___ RECORDED INFORMATION

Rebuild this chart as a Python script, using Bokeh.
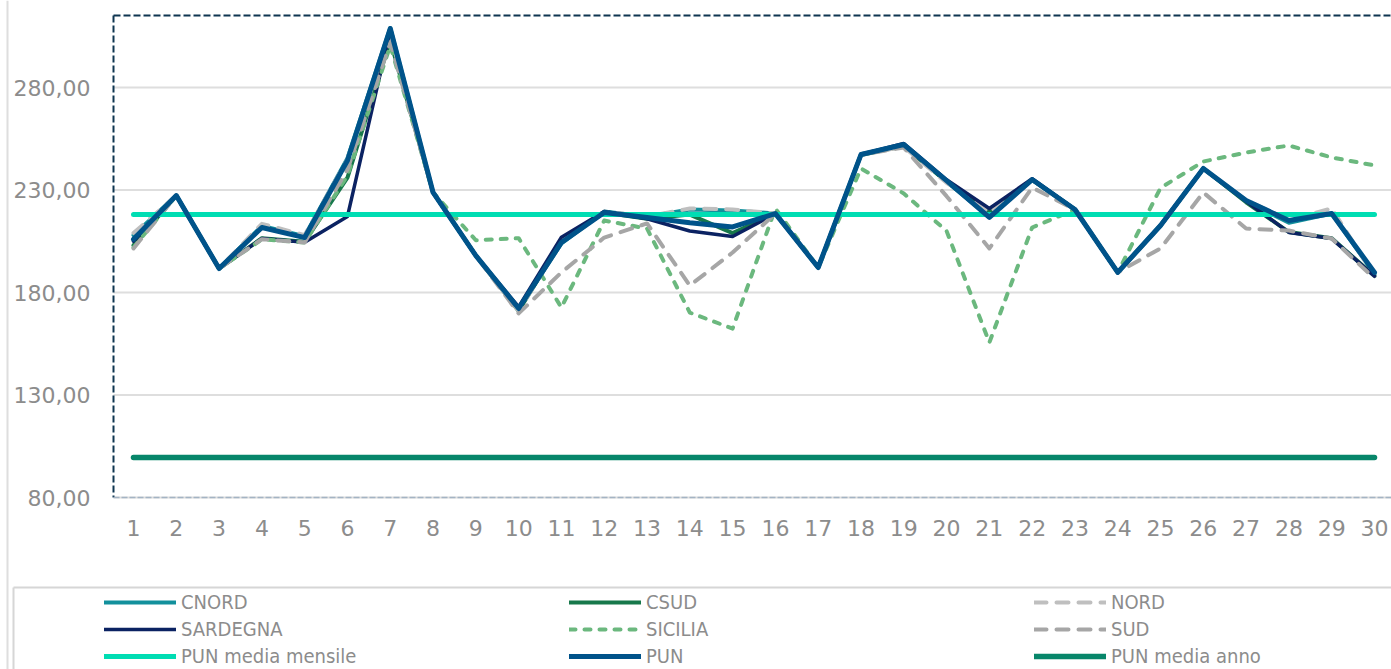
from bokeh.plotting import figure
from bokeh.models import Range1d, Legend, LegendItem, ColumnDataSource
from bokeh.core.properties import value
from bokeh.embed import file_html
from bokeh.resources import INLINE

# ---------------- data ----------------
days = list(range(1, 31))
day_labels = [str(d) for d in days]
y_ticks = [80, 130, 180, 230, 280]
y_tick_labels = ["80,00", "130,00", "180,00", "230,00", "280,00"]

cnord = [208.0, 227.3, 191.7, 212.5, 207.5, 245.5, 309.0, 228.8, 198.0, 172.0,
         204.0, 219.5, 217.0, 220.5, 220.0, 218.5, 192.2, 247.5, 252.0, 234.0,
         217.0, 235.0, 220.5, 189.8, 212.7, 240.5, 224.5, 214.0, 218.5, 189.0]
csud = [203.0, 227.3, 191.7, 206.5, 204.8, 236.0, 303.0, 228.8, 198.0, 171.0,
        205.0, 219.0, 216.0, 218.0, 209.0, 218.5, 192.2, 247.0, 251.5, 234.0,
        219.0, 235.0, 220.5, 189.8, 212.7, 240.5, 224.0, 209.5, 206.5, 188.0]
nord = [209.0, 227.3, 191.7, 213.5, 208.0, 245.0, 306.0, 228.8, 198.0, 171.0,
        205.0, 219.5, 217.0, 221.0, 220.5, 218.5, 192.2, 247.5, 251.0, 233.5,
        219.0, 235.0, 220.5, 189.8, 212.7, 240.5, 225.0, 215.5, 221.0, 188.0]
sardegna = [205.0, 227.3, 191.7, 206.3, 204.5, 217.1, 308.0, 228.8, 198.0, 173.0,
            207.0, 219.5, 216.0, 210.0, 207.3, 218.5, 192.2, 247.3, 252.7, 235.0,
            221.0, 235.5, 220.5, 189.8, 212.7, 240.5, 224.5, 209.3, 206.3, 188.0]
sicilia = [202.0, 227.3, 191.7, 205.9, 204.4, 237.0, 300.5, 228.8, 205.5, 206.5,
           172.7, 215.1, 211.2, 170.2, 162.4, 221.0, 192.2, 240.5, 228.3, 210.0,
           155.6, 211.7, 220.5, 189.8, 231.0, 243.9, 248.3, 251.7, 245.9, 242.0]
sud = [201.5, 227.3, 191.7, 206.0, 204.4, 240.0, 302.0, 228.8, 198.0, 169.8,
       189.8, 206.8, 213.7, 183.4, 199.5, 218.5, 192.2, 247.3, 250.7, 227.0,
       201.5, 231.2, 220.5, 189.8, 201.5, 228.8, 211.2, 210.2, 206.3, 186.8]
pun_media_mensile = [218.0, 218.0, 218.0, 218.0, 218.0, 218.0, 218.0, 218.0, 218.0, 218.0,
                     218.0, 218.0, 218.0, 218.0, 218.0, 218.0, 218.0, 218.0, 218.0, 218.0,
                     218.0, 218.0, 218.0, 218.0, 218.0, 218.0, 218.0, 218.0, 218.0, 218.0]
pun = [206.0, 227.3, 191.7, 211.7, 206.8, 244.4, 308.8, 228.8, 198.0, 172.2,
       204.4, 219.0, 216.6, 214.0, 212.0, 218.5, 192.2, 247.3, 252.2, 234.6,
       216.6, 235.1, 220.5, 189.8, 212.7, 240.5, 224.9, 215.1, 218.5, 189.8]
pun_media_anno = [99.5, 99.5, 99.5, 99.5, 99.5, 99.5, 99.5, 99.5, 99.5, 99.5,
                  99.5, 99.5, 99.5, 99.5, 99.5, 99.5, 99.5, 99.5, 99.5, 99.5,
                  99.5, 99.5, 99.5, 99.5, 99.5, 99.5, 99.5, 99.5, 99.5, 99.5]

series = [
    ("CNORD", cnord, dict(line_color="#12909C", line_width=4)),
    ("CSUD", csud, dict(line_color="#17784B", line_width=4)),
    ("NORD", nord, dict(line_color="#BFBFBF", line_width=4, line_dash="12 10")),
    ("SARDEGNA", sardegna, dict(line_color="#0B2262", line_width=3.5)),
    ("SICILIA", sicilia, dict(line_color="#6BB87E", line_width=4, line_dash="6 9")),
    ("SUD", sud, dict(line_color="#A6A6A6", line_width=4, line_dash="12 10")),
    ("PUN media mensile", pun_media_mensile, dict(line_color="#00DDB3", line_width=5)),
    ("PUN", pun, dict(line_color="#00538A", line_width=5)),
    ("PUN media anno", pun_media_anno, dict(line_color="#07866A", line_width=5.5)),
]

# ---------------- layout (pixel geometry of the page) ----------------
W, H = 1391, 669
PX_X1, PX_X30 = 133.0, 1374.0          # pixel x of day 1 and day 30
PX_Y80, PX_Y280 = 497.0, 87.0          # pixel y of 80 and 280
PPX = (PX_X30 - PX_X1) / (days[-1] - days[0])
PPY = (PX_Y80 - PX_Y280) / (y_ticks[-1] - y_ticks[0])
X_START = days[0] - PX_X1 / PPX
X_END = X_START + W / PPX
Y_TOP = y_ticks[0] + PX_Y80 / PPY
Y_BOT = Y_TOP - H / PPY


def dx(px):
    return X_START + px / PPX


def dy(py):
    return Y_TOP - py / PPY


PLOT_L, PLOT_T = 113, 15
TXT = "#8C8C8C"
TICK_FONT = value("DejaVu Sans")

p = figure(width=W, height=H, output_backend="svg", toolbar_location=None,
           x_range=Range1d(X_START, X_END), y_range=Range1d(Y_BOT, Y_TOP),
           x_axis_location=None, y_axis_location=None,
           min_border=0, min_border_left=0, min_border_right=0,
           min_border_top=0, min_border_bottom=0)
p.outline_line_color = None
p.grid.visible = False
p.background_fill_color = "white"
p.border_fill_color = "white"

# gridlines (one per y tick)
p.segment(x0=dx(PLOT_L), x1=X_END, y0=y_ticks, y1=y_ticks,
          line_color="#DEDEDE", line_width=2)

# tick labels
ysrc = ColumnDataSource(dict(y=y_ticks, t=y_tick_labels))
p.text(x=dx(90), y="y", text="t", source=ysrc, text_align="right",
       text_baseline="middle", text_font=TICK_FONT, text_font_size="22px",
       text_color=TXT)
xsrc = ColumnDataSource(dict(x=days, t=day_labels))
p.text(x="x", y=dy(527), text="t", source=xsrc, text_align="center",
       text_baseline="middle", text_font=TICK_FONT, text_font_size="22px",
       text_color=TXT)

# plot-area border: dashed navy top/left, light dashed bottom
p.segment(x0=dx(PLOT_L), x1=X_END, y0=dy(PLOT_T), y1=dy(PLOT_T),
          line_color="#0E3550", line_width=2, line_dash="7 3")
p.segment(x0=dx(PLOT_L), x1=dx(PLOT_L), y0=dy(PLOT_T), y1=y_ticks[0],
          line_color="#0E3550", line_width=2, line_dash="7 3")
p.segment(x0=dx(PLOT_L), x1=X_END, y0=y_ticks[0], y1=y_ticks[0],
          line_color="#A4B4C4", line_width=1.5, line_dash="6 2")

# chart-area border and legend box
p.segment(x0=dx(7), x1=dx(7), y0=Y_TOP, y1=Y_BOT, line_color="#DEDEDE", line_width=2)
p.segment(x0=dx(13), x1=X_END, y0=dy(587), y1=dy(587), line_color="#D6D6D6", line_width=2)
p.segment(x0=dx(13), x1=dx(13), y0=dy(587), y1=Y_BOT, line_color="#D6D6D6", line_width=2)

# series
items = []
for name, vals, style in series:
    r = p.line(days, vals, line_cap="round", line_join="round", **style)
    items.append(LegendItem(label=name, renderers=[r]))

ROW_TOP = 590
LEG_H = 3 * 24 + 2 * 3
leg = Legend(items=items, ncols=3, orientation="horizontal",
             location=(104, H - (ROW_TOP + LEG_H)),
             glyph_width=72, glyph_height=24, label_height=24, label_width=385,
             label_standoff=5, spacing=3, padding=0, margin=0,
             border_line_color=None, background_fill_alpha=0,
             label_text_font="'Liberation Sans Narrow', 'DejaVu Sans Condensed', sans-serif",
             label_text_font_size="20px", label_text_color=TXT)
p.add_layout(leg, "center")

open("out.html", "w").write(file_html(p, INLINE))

______

Report all lines of the data above that include the string "chart".

Rebuild this chart as a Python script, using Bokeh.
# chart-area border and legend box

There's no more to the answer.